While Muslim terrorists kidnapped and killed innocent people around the world as they do today, Thomas Jefferson knew exactly how to end radical Islam’s bloodshed – with a classic American take-no-prisoners smackdown.
President Jefferson refused to play games when given the choice of appeasement or confrontation in the face of terror.
Historian David Barton told WND Jefferson led America’s first war against radical Islam. And the author of the newly released expanded edition of the bestselling book, “The Jefferson Lies” sees many parallels between the young republic’s struggle against the Barbary Pirates and the West’s current war against Muslim terrorists.
“The one thing Thomas Jefferson showed throughout his life is that he was diligent about and intolerant of violations of individual rights,” Barton said. “Jefferson was very clear that our people and property were entitled to protection wherever they go. And he was just as diligent to protect American rights in Europe and on the high seas as he was within America.”
During the period of the American Revolution and the early republic, American merchants and sailors were under constant threat from North African pirates from the Muslim powers known as the Barbary States. More than one million Europeans were captured and enslaved by Muslim raiders between the 16th and 18th centuries. One village in Ireland, Baltimore, was famously sacked and entirely depopulated by slavers.
Jefferson was well acquainted with this history. In Jefferson’s initial draft of the Declaration of Independence, he criticized the “Christian king of Great Britain” for engaging in slavery, which he termed “this piratical warfare, the opprobrium of infidel powers.” As the late Christopher Hitchens observed, “The allusion to Barbary practice seem[s] inescapable.”
But Jefferson also had firsthand experience with the motivations of Islamic slavers. While in London, Jefferson and John Adams spoke to the ambassador from Tripoli, Abd Al-Rahman, and questioned him on why the Barbary pirates thought they should war upon a nation that had never done them any harm.
The Muslim ambassador’s response was, “It was … written in their Quran, that all nations who should not have acknowledged Islam’s authority were sinners, that it was their … duty to make war upon them … and to make slaves of all they could take as prisoners.”

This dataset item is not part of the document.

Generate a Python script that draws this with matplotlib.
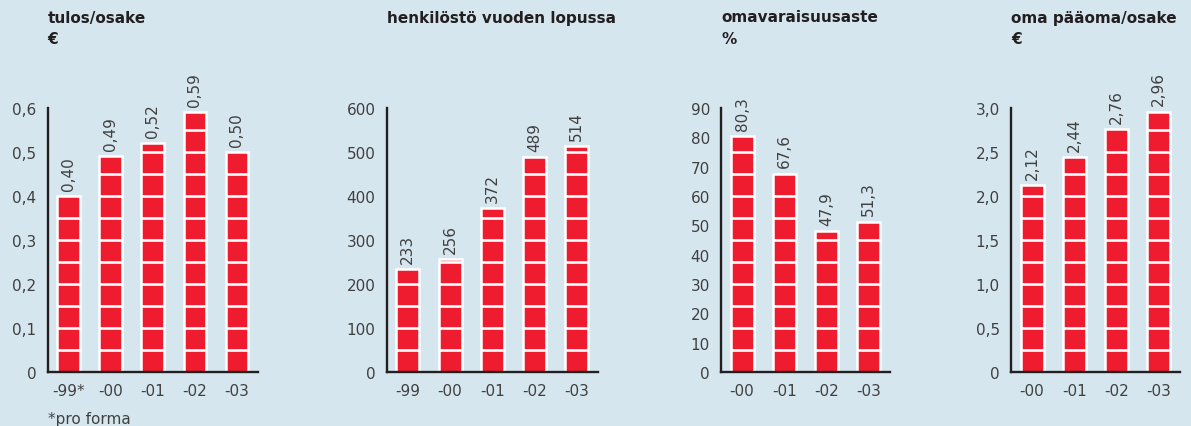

Barton argues it was this shocking response that drove both Adams and Jefferson to seek out their own copies of the Islamic holy book.
Barton said, “They were not placated by platitudes from one side or the other. They wanted to see for themselves. For them, it was a self-evident fact that when you read the Quran, you’ll see why they behave the way they do.”
“Jefferson’s attitude is that he would put an end to this kind of terrorism because had seen the country dealing with it for many years,” Barton explained. “He had seen Americans dealing with it for 15 years.” While Adams thought America simply could not afford a war, Jefferson demanded the United States cease paying the tribute demanded by the Barbary States. When Jefferson became president in 1801, the ruler of Tripoli demanded tribute, which Jefferson refused. The result was the First Barbary War. American forces suffered a setback when the U.S.S. Philadelphia ran aground and the crew was captured. However, Stephen Decatur became an American hero when he led an effort to burn the ship so the Mussulmen, as they were then called, couldn’t use it. Eventually, American forces were able to capture territory in the area and force a peace treaty, which freed the captured crew. The victories of these early American armed forces are immortalized by a stanza of the “Marines’ Hymn” which refers to the “shores of Tripoli.”